*Task prompt*: Answer with a single number: how many lines in the listing below include "diagram"?

*Recorded data*:

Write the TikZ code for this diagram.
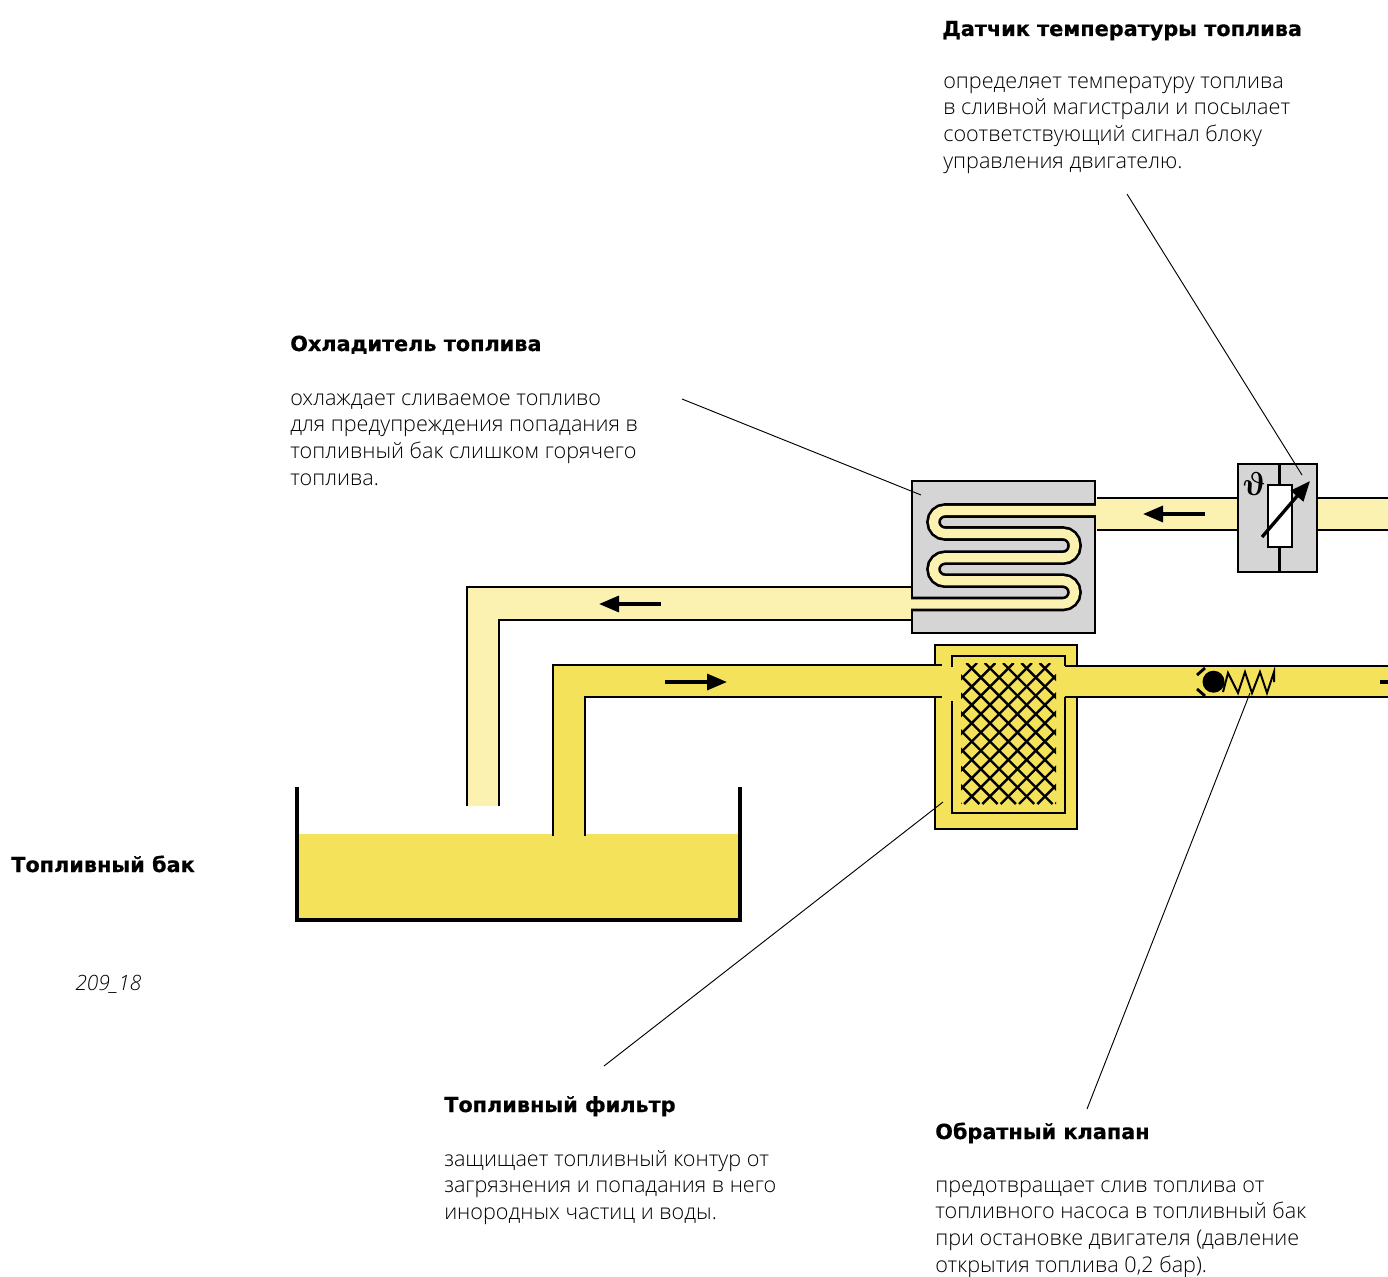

* * *

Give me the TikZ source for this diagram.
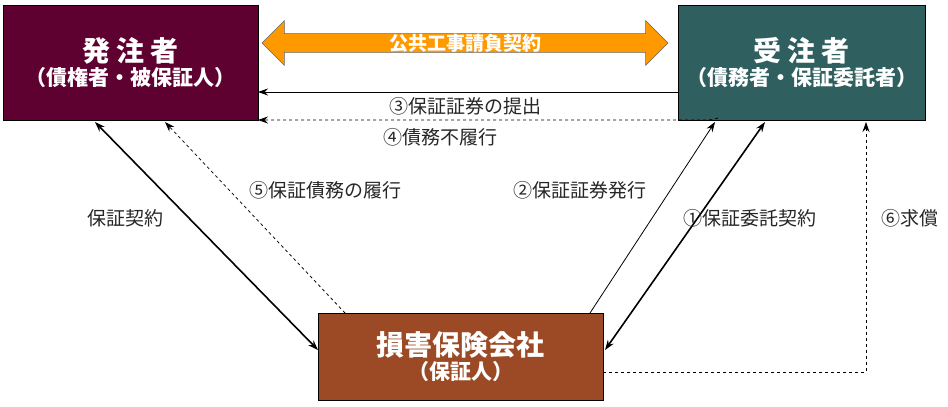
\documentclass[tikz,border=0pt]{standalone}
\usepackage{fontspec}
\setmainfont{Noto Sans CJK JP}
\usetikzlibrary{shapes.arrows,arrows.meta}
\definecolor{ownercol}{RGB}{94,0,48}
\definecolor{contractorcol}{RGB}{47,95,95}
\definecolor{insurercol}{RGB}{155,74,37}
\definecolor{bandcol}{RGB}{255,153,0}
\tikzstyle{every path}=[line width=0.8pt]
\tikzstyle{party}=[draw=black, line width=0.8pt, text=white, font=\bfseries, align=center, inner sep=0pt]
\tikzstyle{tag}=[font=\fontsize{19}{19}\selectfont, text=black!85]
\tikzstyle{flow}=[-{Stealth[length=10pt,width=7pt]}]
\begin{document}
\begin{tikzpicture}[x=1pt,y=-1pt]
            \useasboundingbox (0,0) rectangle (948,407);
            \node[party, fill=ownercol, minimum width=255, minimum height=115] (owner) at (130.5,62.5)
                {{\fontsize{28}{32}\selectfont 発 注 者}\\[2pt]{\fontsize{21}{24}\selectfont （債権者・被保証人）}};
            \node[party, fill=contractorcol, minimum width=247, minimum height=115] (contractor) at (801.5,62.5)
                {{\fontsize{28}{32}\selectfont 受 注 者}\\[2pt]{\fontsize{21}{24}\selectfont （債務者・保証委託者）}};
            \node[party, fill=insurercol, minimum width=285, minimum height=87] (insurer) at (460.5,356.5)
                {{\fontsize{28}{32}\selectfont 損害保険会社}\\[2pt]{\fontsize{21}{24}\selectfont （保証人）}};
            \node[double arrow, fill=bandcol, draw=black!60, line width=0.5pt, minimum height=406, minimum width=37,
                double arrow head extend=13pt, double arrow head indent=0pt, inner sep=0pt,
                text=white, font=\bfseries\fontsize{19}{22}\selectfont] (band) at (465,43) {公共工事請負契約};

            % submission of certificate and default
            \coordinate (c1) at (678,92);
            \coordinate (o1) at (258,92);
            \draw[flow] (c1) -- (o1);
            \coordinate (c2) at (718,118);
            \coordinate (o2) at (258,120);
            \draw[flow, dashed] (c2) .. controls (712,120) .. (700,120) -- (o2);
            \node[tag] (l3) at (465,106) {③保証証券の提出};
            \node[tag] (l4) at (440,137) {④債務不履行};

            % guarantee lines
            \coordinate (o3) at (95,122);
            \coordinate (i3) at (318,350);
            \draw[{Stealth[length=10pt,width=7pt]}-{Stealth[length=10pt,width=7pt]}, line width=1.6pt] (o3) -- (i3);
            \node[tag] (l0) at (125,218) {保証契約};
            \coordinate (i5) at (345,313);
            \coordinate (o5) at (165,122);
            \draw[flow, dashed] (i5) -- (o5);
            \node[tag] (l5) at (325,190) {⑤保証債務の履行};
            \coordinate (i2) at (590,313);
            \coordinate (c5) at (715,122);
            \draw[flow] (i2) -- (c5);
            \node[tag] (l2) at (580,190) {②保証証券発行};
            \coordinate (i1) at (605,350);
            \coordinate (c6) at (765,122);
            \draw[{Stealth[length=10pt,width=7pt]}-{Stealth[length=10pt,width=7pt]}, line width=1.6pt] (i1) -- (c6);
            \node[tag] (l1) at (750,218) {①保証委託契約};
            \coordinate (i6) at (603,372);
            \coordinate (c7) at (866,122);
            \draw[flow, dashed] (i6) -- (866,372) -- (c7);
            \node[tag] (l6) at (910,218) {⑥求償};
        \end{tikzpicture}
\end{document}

...

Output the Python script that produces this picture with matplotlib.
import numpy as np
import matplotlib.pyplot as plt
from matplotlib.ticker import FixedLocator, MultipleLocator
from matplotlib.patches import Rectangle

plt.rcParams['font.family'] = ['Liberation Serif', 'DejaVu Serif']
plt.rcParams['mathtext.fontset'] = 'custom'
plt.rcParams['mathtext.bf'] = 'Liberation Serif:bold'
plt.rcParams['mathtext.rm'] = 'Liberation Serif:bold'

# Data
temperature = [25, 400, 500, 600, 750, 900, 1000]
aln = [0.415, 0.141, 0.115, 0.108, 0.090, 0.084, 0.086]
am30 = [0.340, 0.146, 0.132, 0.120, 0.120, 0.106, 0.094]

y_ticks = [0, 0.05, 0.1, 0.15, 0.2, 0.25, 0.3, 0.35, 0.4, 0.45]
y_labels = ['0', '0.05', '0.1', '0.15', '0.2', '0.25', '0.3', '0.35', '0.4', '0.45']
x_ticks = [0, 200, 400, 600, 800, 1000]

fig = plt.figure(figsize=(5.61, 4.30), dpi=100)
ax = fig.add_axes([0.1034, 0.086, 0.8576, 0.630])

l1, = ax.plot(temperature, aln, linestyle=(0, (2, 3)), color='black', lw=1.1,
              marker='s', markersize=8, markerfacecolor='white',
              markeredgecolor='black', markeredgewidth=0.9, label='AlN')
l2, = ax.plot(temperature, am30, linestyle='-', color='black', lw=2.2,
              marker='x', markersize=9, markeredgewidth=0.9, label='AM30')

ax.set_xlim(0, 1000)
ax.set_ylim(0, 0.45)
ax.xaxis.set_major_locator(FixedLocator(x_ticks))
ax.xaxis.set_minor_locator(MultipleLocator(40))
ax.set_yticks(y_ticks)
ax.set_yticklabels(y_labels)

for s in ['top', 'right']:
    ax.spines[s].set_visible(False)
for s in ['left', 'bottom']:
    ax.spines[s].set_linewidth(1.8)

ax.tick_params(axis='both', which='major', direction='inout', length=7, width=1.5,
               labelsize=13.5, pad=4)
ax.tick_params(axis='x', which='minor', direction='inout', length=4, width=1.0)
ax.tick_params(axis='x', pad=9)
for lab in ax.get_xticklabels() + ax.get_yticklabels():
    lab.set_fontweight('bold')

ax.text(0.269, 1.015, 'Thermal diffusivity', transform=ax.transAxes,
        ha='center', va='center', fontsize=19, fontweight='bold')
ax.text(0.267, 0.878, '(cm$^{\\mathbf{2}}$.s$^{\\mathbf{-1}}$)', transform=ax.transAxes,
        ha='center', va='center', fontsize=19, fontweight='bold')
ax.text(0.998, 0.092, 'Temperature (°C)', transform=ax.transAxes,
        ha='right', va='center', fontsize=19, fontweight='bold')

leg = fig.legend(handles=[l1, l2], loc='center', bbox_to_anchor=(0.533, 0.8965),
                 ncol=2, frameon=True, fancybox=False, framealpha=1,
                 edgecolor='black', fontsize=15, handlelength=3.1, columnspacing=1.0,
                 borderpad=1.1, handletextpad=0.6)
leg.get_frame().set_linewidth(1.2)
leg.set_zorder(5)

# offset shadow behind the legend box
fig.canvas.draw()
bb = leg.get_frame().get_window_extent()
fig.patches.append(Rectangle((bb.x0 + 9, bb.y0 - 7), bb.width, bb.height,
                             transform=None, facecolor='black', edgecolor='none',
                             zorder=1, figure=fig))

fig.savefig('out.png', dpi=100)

*Solution to the exercise*: 2